Report the count of lines where the string "this" appears, and nothing else.

## BEGIN

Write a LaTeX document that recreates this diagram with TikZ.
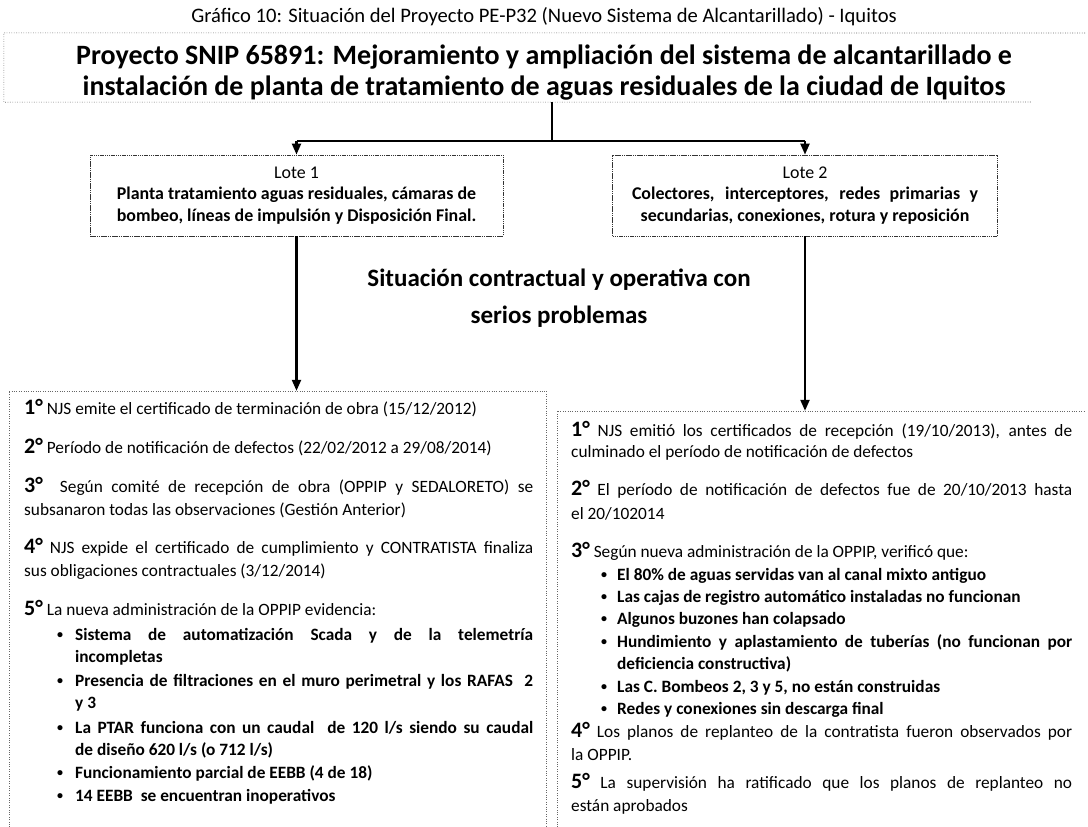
\documentclass[tikz,border=0pt]{standalone}
\usepackage{fontspec}
\setmainfont{Carlito}
\usetikzlibrary{arrows.meta}
\newcommand\nm[1]{{\fontsize{22}{22}\selectfont\bfseries #1}}
\newcommand\jl[2]{\makebox[#1][s]{#2}}
\begin{document}
\begin{tikzpicture}[x=1pt,y=-1pt,
 txt/.style={anchor=base west, inner sep=0pt, font=\fontsize{17.3}{20}\selectfont},
 btxt/.style={anchor=base west, inner sep=0pt, font=\fontsize{17.3}{20}\selectfont\bfseries},
 bul/.style={anchor=base, inner sep=0pt, font=\fontsize{12}{14}\selectfont\bfseries, yshift=2pt},
 frame/.style={draw=black!60, line width=0.6pt, dash pattern=on 0.8pt off 1.6pt},
 lotebox/.style={draw=black!80, line width=0.8pt, dash pattern=on 1.5pt off 0.7pt, minimum height=81pt, inner sep=0pt, align=center, font=\fontsize{17.9}{21.5}\selectfont\bfseries},
 conn/.style={line width=2.6pt, black},
 arr/.style={line width=2.2pt, black, -{Triangle[width=9pt,length=11pt]}},
]
\useasboundingbox (0,0) rectangle (1088,827);
\fill[white] (0,0) rectangle (1088,827);

% header
\node[anchor=base, inner sep=0pt, font=\fontsize{20.6}{20.6}\selectfont] (hdr) at (544,23) {Gráfico 10: Situación del Proyecto PE-P32 (Nuevo Sistema de Alcantarillado) - Iquitos};

% top box
\node[inner sep=0pt, minimum width=1081pt, minimum height=69pt] (topbox) at (544.5,67.5) {};
\draw[frame] (1085,33) -- (topbox.north west) -- (topbox.south west) -- (1032,102);
\node[anchor=base, inner sep=0pt, font=\fontsize{28}{28}\selectfont\bfseries] (t1) at (544,64) {Proyecto SNIP 65891: Mejoramiento y ampliación del sistema de alcantarillado e};
\node[anchor=base, inner sep=0pt, font=\fontsize{28}{28}\selectfont\bfseries] (t2) at (544,95) {instalación de planta de tratamiento de aguas residuales de la ciudad de Iquitos};

% lote boxes
\node[lotebox, minimum width=413pt] (lote1) at (296.5,195.5) {{\mdseries Lote 1}\\Planta tratamiento aguas residuales, cámaras de\\bombeo, líneas de impulsión y Disposición Final.};
\node[lotebox, minimum width=385pt] (lote2) at (805,195.5) {{\mdseries Lote 2}\\\jl{346pt}{Colectores, interceptores, redes primarias y}\\secundarias, conexiones, rotura y reposición};

% connectors top
\coordinate (j) at (552,141);
\coordinate (jl) at (lote1.north |- j);
\coordinate (jr) at (lote2.north |- j);
\draw[conn] (topbox.south -| j) -- (j);
\draw[conn] (jl) -- (jr);
\draw[arr] (jl) -- (lote1.north);
\draw[arr] (jr) -- (lote2.north);

% middle title
\node[align=center, inner sep=0pt, font=\fontsize{25}{37}\selectfont\bfseries] (sit) at (559,298) {Situación contractual y operativa con\\serios problemas};

% lower boxes
\node[inner sep=0pt, minimum width=537pt, minimum height=436pt] (lbox) at (277.5,609) {};
\draw[frame] (lbox.south west) -- (lbox.north west) -- (lbox.north east) -- (lbox.south east);
\node[inner sep=0pt, minimum width=528pt, minimum height=416pt] (rbox) at (821,619) {};
\draw[frame] (rbox.south west) -- (rbox.north west) -- (rbox.north east);

\draw[arr] (lote1.south) -- (lote1.south |- lbox.north);
\draw[arr] (lote2.south) -- (lote2.south |- rbox.north);

% left box text
\node[txt] (a1) at (24,414) {\nm{1°} NJS emite el certificado de terminación de obra (15/12/2012)};
\node[txt] (a2) at (24,453) {\nm{2°} Período de notificación de defectos (22/02/2012 a 29/08/2014)};
\node[txt] (a3) at (24,492) {\jl{509pt}{\nm{3°}\ \ Según comité de recepción de obra (OPPIP y SEDALORETO) se}};
\node[txt] (a3b) at (24,515) {subsanaron todas las observaciones (Gestión Anterior)};
\node[txt] (a4) at (24,553) {\jl{509pt}{\nm{4°} NJS expide el certificado de cumplimiento y CONTRATISTA finaliza}};
\node[txt] (a4b) at (24,576) {sus obligaciones contractuales (3/12/2014)};
\node[txt] (a5) at (24,615) {\nm{5°} La nueva administración de la OPPIP evidencia:};
\node[bul] (ab1) at (60,640) {•};
\node[btxt] (ab1t) at (75,640) {\jl{458pt}{Sistema de automatización Scada y de la telemetría}};
\node[btxt] (ab1u) at (75,662) {incompletas};
\node[bul] (ab2) at (60,686) {•};
\node[btxt] (ab2t) at (75,686) {\jl{458pt}{Presencia de filtraciones en el muro perimetral y los RAFAS\ \ 2}};
\node[btxt] (ab2u) at (75,708) {y 3};
\node[bul] (ab3) at (60,733) {•};
\node[btxt] (ab3t) at (75,733) {\jl{458pt}{La PTAR funciona con un caudal\ \ de 120 l/s siendo su caudal}};
\node[btxt] (ab3u) at (75,755) {de diseño 620 l/s (o 712 l/s)};
\node[bul] (ab4) at (60,778) {•};
\node[btxt] (ab4t) at (75,778) {Funcionamiento parcial de EEBB (4 de 18)};
\node[bul] (ab5) at (60,801) {•};
\node[btxt] (ab5t) at (75,801) {14 EEBB\ \ se encuentran inoperativos};

% right box text
\node[txt] (b1) at (571,436) {\jl{501pt}{\nm{1°} NJS emitió los certificados de recepción (19/10/2013), antes de}};
\node[txt] (b1b) at (571,457) {culminado el período de notificación de defectos};
\node[txt] (b2) at (571,495) {\jl{501pt}{\nm{2°} El período de notificación de defectos fue de 20/10/2013 hasta}};
\node[txt] (b2b) at (571,519) {el 20/102014};
\node[txt] (b3) at (571,557) {\nm{3°} Según nueva administración de la OPPIP, verificó que:};
\node[bul] (bb1) at (604,580) {•};
\node[btxt] (bb1t) at (617,580) {El 80\% de aguas servidas van al canal mixto antiguo};
\node[bul] (bb2) at (604,602) {•};
\node[btxt] (bb2t) at (617,602) {Las cajas de registro automático instaladas no funcionan};
\node[bul] (bb3) at (604,624) {•};
\node[btxt] (bb3t) at (617,624) {Algunos buzones han colapsado};
\node[bul] (bb4) at (604,647) {•};
\node[btxt] (bb4t) at (617,647) {\jl{455pt}{Hundimiento y aplastamiento de tuberías (no funcionan por}};
\node[btxt] (bb4u) at (617,669) {deficiencia constructiva)};
\node[bul] (bb5) at (604,692) {•};
\node[btxt] (bb5t) at (617,692) {Las C. Bombeos 2, 3 y 5, no están construidas};
\node[bul] (bb6) at (604,714) {•};
\node[btxt] (bb6t) at (617,714) {Redes y conexiones sin descarga final};
\node[txt] (b4) at (571,737) {\jl{501pt}{\nm{4°} Los planos de replanteo de la contratista fueron observados por}};
\node[txt] (b4b) at (571,760) {la OPPIP.};
\node[txt] (b5) at (571,788) {\jl{501pt}{\nm{5°} La supervisión ha ratificado que los planos de replanteo no}};
\node[txt] (b5b) at (571,811) {están aprobados};
\end{tikzpicture}
\end{document}
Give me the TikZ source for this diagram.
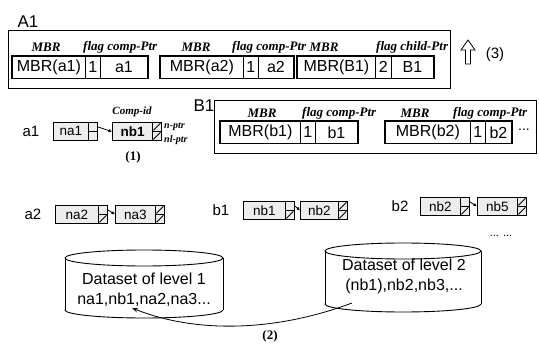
\documentclass[tikz,border=0pt]{standalone}
\usepackage{fontspec}
\setmainfont{Liberation Sans}
\newfontfamily\lserif{Liberation Serif}
\usetikzlibrary{arrows.meta}
\begin{document}
\begin{tikzpicture}[x=1pt,y=-1pt,
 every node/.style={inner sep=0pt},
 cell/.style={draw,line width=0.8pt,minimum height=22pt,anchor=north west,font=\fontsize{16}{16}\selectfont},
 grp/.style={draw,line width=1.4pt},
 frame/.style={draw,line width=1.1pt,anchor=north west},
 hdr/.style={font=\lserif\bfseries\itshape\fontsize{13}{13}\selectfont},
 lbl/.style={font=\fontsize{17}{17}\selectfont},
 rowlbl/.style={font=\fontsize{15}{15}\selectfont},
 item/.style={draw,line width=0.8pt,fill=black!7,minimum height=18pt,anchor=north west,font=\fontsize{13.5}{13.5}\selectfont},
 ptrok/.style={draw,line width=0.8pt,fill=black!7,minimum width=9pt,minimum height=9pt,anchor=north west},
 ptrnil/.style={ptrok,path picture={\draw[line width=0.8pt] ([shift={(1pt,1pt)}]path picture bounding box.south west) -- ([shift={(-1pt,-1pt)}]path picture bounding box.north east);}},
 note/.style={font=\lserif\bfseries\itshape\fontsize{10}{10}\selectfont},
 num/.style={font=\lserif\bfseries\fontsize{13}{13}\selectfont},
 arr/.style={line width=0.8pt,-{Latex[length=3.5pt,width=3.5pt]}},
 dstext/.style={align=center,font=\fontsize{16}{20}\selectfont}
]
\useasboundingbox (0,0) rectangle (539,345);

% ---------- A1 ----------
\node[lbl] (A1lbl) at (28,22) {A1};
\node[frame,minimum width=442pt,minimum height=58pt] (A1box) at (8,30) {};
\node[hdr] (h1) at (46,47) {MBR};
\node[hdr,anchor=west] (h2) at (83,47) {flag comp-Ptr};
\node[hdr] (h3) at (196,47) {MBR};
\node[hdr,anchor=west] (h4) at (232,47) {flag comp-Ptr};
\node[hdr] (h5) at (324,47) {MBR};
\node[hdr,anchor=west] (h6) at (376,47) {flag child-Ptr};

\node[cell,minimum width=73pt] (mbra1) at (12,56) {MBR(a1)};
\node[cell,minimum width=15pt] (fa1) at (85,56) {1};
\node[cell,minimum width=47pt] (pa1) at (100,56) {a1};
\draw[grp] (mbra1.north west) rectangle (pa1.south east);

\node[cell,minimum width=83pt] (mbra2) at (160,56) {MBR(a2)};
\node[cell,minimum width=15pt] (fa2) at (243,56) {1};
\node[cell,minimum width=35pt] (pa2) at (258,56) {a2};
\draw[grp] (mbra2.north west) rectangle (pa2.south east);

\node[cell,minimum width=78pt] (mbrB1) at (297,56) {MBR(B1)};
\node[cell,minimum width=16pt] (fB1) at (375,56) {2};
\node[cell,minimum width=42pt] (pB1) at (391,56) {B1};
\draw[grp] (mbrB1.north west) rectangle (pB1.south east);

\draw[line width=0.8pt,fill=white] (465.5,64) -- (465.5,50) -- (461,50) -- (468,40) -- (475,50) -- (470.5,50) -- (470.5,64) -- cycle;
\node[font=\fontsize{15}{15}\selectfont] (s3) at (495,55) {(3)};

% ---------- B1 ----------
\node[lbl] (B1lbl) at (204,106) {B1};
\node[frame,minimum width=322pt,minimum height=53pt] (B1box) at (214,100) {};
\node[hdr] (k1) at (262,113) {MBR};
\node[hdr,anchor=west] (k2) at (302,113) {flag comp-Ptr};
\node[hdr] (k3) at (415,113) {MBR};
\node[hdr,anchor=west] (k4) at (453,113) {flag comp-Ptr};

\node[cell,minimum width=80pt] (mbrb1) at (220,121) {MBR(b1)};
\node[cell,minimum width=15pt] (fb1) at (300,121) {1};
\node[cell,minimum width=42pt] (pb1) at (315,121) {b1};
\draw[grp] (mbrb1.north west) rectangle (pb1.south east);

\node[cell,minimum width=85pt] (mbrb2) at (385,121) {MBR(b2)};
\node[cell,minimum width=15pt] (fb2) at (470,121) {1};
\node[cell,minimum width=26pt] (pb2) at (485,121) {b2};
\draw[grp] (mbrb2.north west) rectangle (pb2.south east);
\node[font=\fontsize{14}{14}\selectfont] (more1) at (524,130) {...};

% ---------- row a1 ----------
\node[rowlbl] (la1) at (31,131) {a1};
\node[item,minimum width=35pt] (na1) at (53,122) {na1};
\node[ptrok] (na1t) at (88,122) {};
\node[ptrok] (na1b) at (88,131) {};
\node[item,minimum width=40pt,line width=1.3pt,font=\bfseries\fontsize{13.5}{13.5}\selectfont] (nb1) at (112,122) {nb1};
\node[ptrnil] (nb1t) at (152,122) {};
\node[ptrnil] (nb1b) at (152,131) {};
\draw[arr] (na1t.east) -- (nb1.west);
\node[note,font=\lserif\bfseries\itshape\fontsize{11}{11}\selectfont] (cid) at (132,112) {Comp-id};
\node[note,anchor=west] (nptr) at (164,127) {n-ptr};
\node[note,anchor=west] (nlptr) at (164,140) {nl-ptr};
\node[num] (s1) at (133,157) {(1)};

% ---------- row a2 ----------
\node[rowlbl] (la2) at (33,214) {a2};
\node[item,minimum width=43pt] (na2) at (55,205) {na2};
\node[ptrok] (na2t) at (98,205) {};
\node[ptrnil] (na2b) at (98,214) {};
\node[item,minimum width=40pt] (na3) at (115,205) {na3};
\node[ptrnil] (na3t) at (155,205) {};
\node[ptrnil] (na3b) at (155,214) {};
\draw[arr] (na2t.east) -- (na3.west);

% ---------- row b1 ----------
\node[rowlbl] (lb1) at (221,210) {b1};
\node[item,minimum width=42pt] (bnb1) at (243,201) {nb1};
\node[ptrok] (bnb1t) at (285,201) {};
\node[ptrnil] (bnb1b) at (285,210) {};
\node[item,minimum width=38pt] (bnb2) at (300,201) {nb2};
\node[ptrnil] (bnb2t) at (338,201) {};
\node[ptrnil] (bnb2b) at (338,210) {};
\draw[arr] (bnb1t.east) -- (bnb2.west);

% ---------- row b2 ----------
\node[rowlbl] (lb2) at (400,206) {b2};
\node[item,minimum width=40pt] (cnb2) at (420,197) {nb2};
\node[ptrok] (cnb2t) at (460,197) {};
\node[ptrnil] (cnb2b) at (460,206) {};
\node[item,minimum width=40pt] (cnb5) at (477,197) {nb5};
\node[ptrnil] (cnb5t) at (517,197) {};
\node[ptrnil] (cnb5b) at (517,206) {};
\draw[arr] (cnb2t.east) -- (cnb5.west);
\node[font=\fontsize{11}{11}\selectfont] (more2) at (501,236) {... ...};

% ---------- datasets ----------
\draw[line width=0.9pt,fill=white] (144,310) ellipse (79pt and 8pt);
\fill[white] (65,258) rectangle (223,310);
\draw[line width=0.9pt] (65,258) -- (65,310) (223,258) -- (223,310);
\draw[line width=0.9pt,fill=white] (144,258) ellipse (79pt and 8pt);
\node[dstext] (ds1) at (144,290) {Dataset of level 1\\na1,nb1,na2,na3...};

\draw[line width=0.9pt,fill=white] (403,304) ellipse (78pt and 8pt);
\fill[white] (325,251) rectangle (481,304);
\draw[line width=0.9pt] (325,251) -- (325,304) (481,251) -- (481,304);
\draw[line width=0.9pt,fill=white] (403,251) ellipse (78pt and 8pt);
\node[dstext] (ds2) at (404,276) {Dataset of level 2\\(nb1),nb2,nb3,...};

\coordinate (s2) at (352,303);
\coordinate (e1) at (132,308);
\draw[line width=0.8pt,-{Stealth[length=6pt,width=4.5pt]}] (s2) .. controls (280,330) and (200,335) .. (e1);
\node[num] (s2lbl) at (270,336) {(2)};
\end{tikzpicture}
\end{document}
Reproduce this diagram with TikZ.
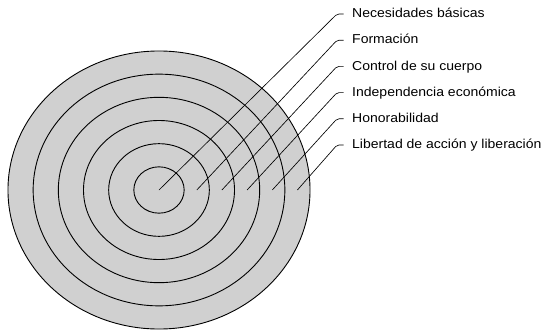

## END

**EXPECTED ANSWER:** 3